Raw data
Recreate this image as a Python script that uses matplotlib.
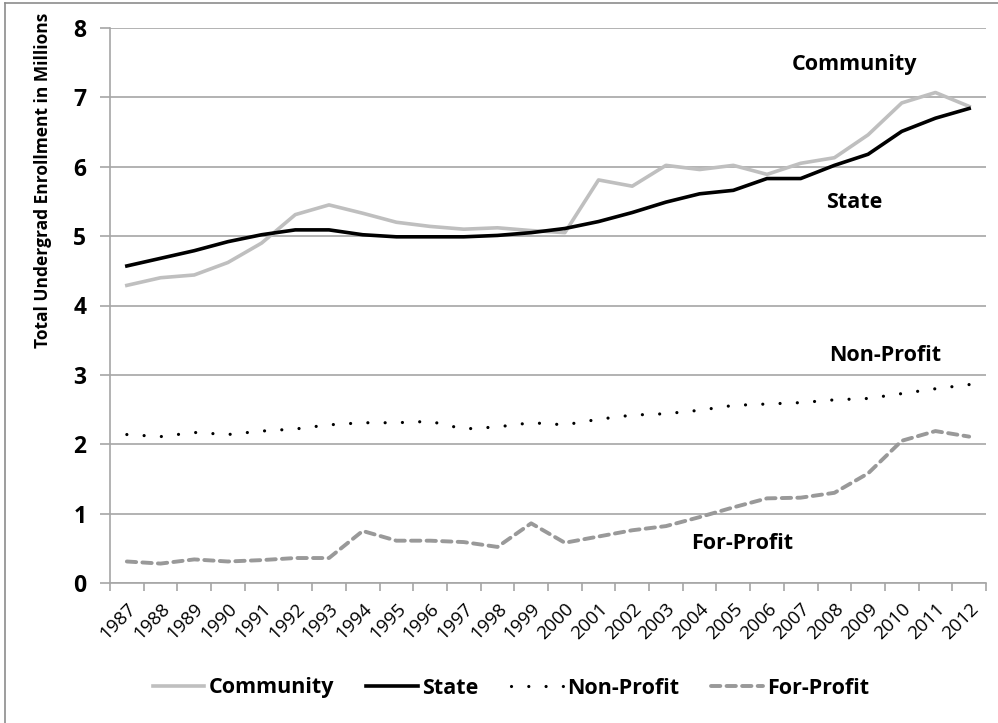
import matplotlib
matplotlib.use("Agg")
import matplotlib.pyplot as plt
from matplotlib.lines import Line2D

plt.rcParams['font.family'] = ['Open Sans', 'DejaVu Sans']

# --- data (millions of undergrads) ---
years = list(range(1987, 2013))
community = [4.29, 4.40, 4.44, 4.62, 4.90, 5.31, 5.45, 5.33, 5.20, 5.14, 5.10, 5.12, 5.08,
             5.05, 5.81, 5.72, 6.02, 5.96, 6.02, 5.89, 6.05, 6.13, 6.46, 6.92, 7.07, 6.87]
state = [4.57, 4.68, 4.79, 4.92, 5.02, 5.09, 5.09, 5.02, 4.99, 4.99, 4.99, 5.01, 5.05,
         5.11, 5.21, 5.34, 5.49, 5.61, 5.66, 5.83, 5.83, 6.02, 6.18, 6.51, 6.70, 6.84]
nonprofit = [2.14, 2.11, 2.17, 2.14, 2.19, 2.22, 2.28, 2.31, 2.31, 2.33, 2.22, 2.25, 2.31,
             2.28, 2.36, 2.42, 2.44, 2.49, 2.56, 2.58, 2.60, 2.64, 2.66, 2.73, 2.80, 2.86]
forprofit = [0.31, 0.28, 0.34, 0.31, 0.33, 0.36, 0.36, 0.75, 0.61, 0.61, 0.59, 0.52, 0.86,
             0.58, 0.67, 0.76, 0.82, 0.95, 1.09, 1.22, 1.23, 1.30, 1.58, 2.05, 2.19, 2.11]

W, H = 998, 723
fig = plt.figure(figsize=(W / 100, H / 100), dpi=100)
ax = fig.add_axes([110 / W, 1 - 583 / H, 876 / W, 555 / H])

x = range(len(years))
ax.plot(x, community, color='#BFBFBF', lw=2.6, label='Community', zorder=3)
ax.plot(x, state, color='black', lw=2.6, label='State', zorder=4)
ax.plot(x, nonprofit, color='black', lw=2.3, linestyle=(0, (0.01, 5.4)),
        dash_capstyle='round', label='Non-Profit', zorder=3)
ax.plot(x, forprofit, color='#999999', lw=2.8, linestyle=(0, (2.4, 1.6)),
        dash_capstyle='round', label='For-Profit', zorder=3)

grid_c = '#A6A6A6'
ax.set_ylim(0, 8)
ax.set_xlim(-0.5, len(years) - 0.5)
ax.set_yticks(range(0, 9))
ax.yaxis.grid(True, color=grid_c, lw=1.2)
ax.set_axisbelow(True)
for s in ['top', 'right']:
    ax.spines[s].set_visible(False)
for s in ['left', 'bottom']:
    ax.spines[s].set_color(grid_c)
    ax.spines[s].set_linewidth(1.2)

ax.tick_params(axis='y', length=7, width=1.2, color=grid_c, labelsize=16.5, pad=10)
for t in ax.get_yticklabels():
    t.set_fontweight('bold')

ax.set_xticks(list(x))
ax.set_xticklabels([str(y) for y in years], rotation=45, ha='right',
                   rotation_mode='anchor', fontsize=13.5)
ax.tick_params(axis='x', which='major', length=0, pad=12)
ax.set_xticks([i - 0.5 for i in range(len(years) + 1)], minor=True)
ax.tick_params(axis='x', which='minor', length=6, width=1.2, color=grid_c)

fig.text(43 / W, 1 - 180 / H, 'Total Undergrad Enrollment in Millions', rotation=90,
         ha='center', va='center', fontsize=12.5, fontweight='bold')

# series labels inside the plot
ax.text(21.6, 7.48, 'Community', fontsize=15.5, fontweight='bold', ha='center', va='center')
ax.text(21.6, 5.49, 'State', fontsize=15.5, fontweight='bold', ha='center', va='center')
ax.text(22.5, 3.28, 'Non-Profit', fontsize=15.5, fontweight='bold', ha='center', va='center')
ax.text(18.25, 0.57, 'For-Profit', fontsize=15.5, fontweight='bold', ha='center', va='center')

leg = fig.legend(loc='center', bbox_to_anchor=(511 / W, 1 - 688 / H), ncol=4, frameon=False,
                 prop={'size': 15.5, 'weight': 'bold'}, handlelength=2.4, handletextpad=0.2,
                 columnspacing=1.5)

# chart area border (left and top only visible)
fig.add_artist(Line2D([5 / W, 5 / W], [0, 1 - 3 / H], color='#8C8C8C', lw=1.2))
fig.add_artist(Line2D([5 / W, 1], [1 - 3 / H, 1 - 3 / H], color='#8C8C8C', lw=1.2))

fig.savefig('out.png', dpi=100)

Task requirements
Extract, word for word, each line from the top of the data down to and including the line with "ax = fig.add_axes([110"; skip the pictures.

Solution
Recreate this image as a Python script that uses matplotlib.
import matplotlib
matplotlib.use("Agg")
import matplotlib.pyplot as plt
from matplotlib.lines import Line2D

plt.rcParams['font.family'] = ['Open Sans', 'DejaVu Sans']

# --- data (millions of undergrads) ---
years = list(range(1987, 2013))
community = [4.29, 4.40, 4.44, 4.62, 4.90, 5.31, 5.45, 5.33, 5.20, 5.14, 5.10, 5.12, 5.08,
             5.05, 5.81, 5.72, 6.02, 5.96, 6.02, 5.89, 6.05, 6.13, 6.46, 6.92, 7.07, 6.87]
state = [4.57, 4.68, 4.79, 4.92, 5.02, 5.09, 5.09, 5.02, 4.99, 4.99, 4.99, 5.01, 5.05,
         5.11, 5.21, 5.34, 5.49, 5.61, 5.66, 5.83, 5.83, 6.02, 6.18, 6.51, 6.70, 6.84]
nonprofit = [2.14, 2.11, 2.17, 2.14, 2.19, 2.22, 2.28, 2.31, 2.31, 2.33, 2.22, 2.25, 2.31,
             2.28, 2.36, 2.42, 2.44, 2.49, 2.56, 2.58, 2.60, 2.64, 2.66, 2.73, 2.80, 2.86]
forprofit = [0.31, 0.28, 0.34, 0.31, 0.33, 0.36, 0.36, 0.75, 0.61, 0.61, 0.59, 0.52, 0.86,
             0.58, 0.67, 0.76, 0.82, 0.95, 1.09, 1.22, 1.23, 1.30, 1.58, 2.05, 2.19, 2.11]

W, H = 998, 723
fig = plt.figure(figsize=(W / 100, H / 100), dpi=100)
ax = fig.add_axes([110 / W, 1 - 583 / H, 876 / W, 555 / H])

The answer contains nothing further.